Mais le véritable volet de la politique de Lula est ce qu'il a fait au service de la bourgeoisie. Il a fait des grands propriétaires terriens les champions mondiaux des exportations de viande bovine et de soja, les laissant exploiter les terres publiques, détruire la forêt amazonienne, réduire leurs salariés en esclavage. Il a poursuivi les privatisations, les attaques contre les services publics et la Sécurité sociale. Il a aidé les banques à battre leurs records de bénéfices. La monnaie est forte et stable. Le pays s'apprête à devenir un gros producteur de pétrole, grâce à d'immenses gisements sous-marins.
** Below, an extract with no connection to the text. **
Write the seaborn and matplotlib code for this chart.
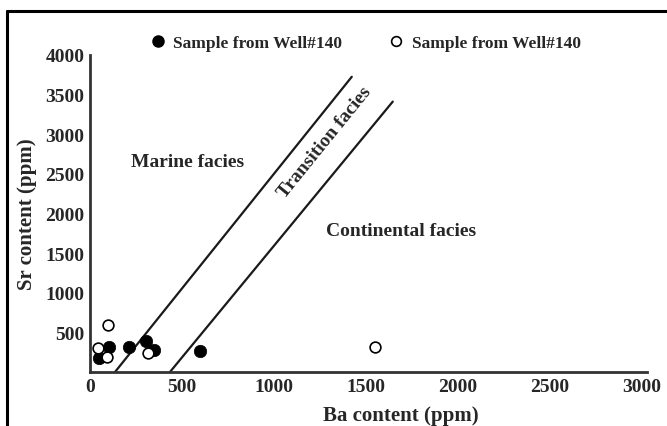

Grâce à quoi l'ancien leader ouvrier est devenu le chouchou des patrons.

Pour mener cette politique bourgeoise, Lula n'a pas hésité à s'en prendre aux intérêts ouvriers, réduisant les retraites des fonctionnaires, réprimant les grèves et les occupations de terres, gelant de fait la réforme agraire, s'attaquant au système de santé publique. Dans ce rôle de politicien bourgeois il a toujours pu compter sur l'appui de la droite brésilienne. La réforme générale des retraites qu'il est en train de mettre au point, pour allonger les années de cotisation et diminuer les pensions, est soutenue aussi bien par le PT et ses alliés que par le PSDB de Serra.

Autant dire que, pour les travailleurs brésiliens, Dilma et Serra c'est bonnet blanc et blanc bonnet.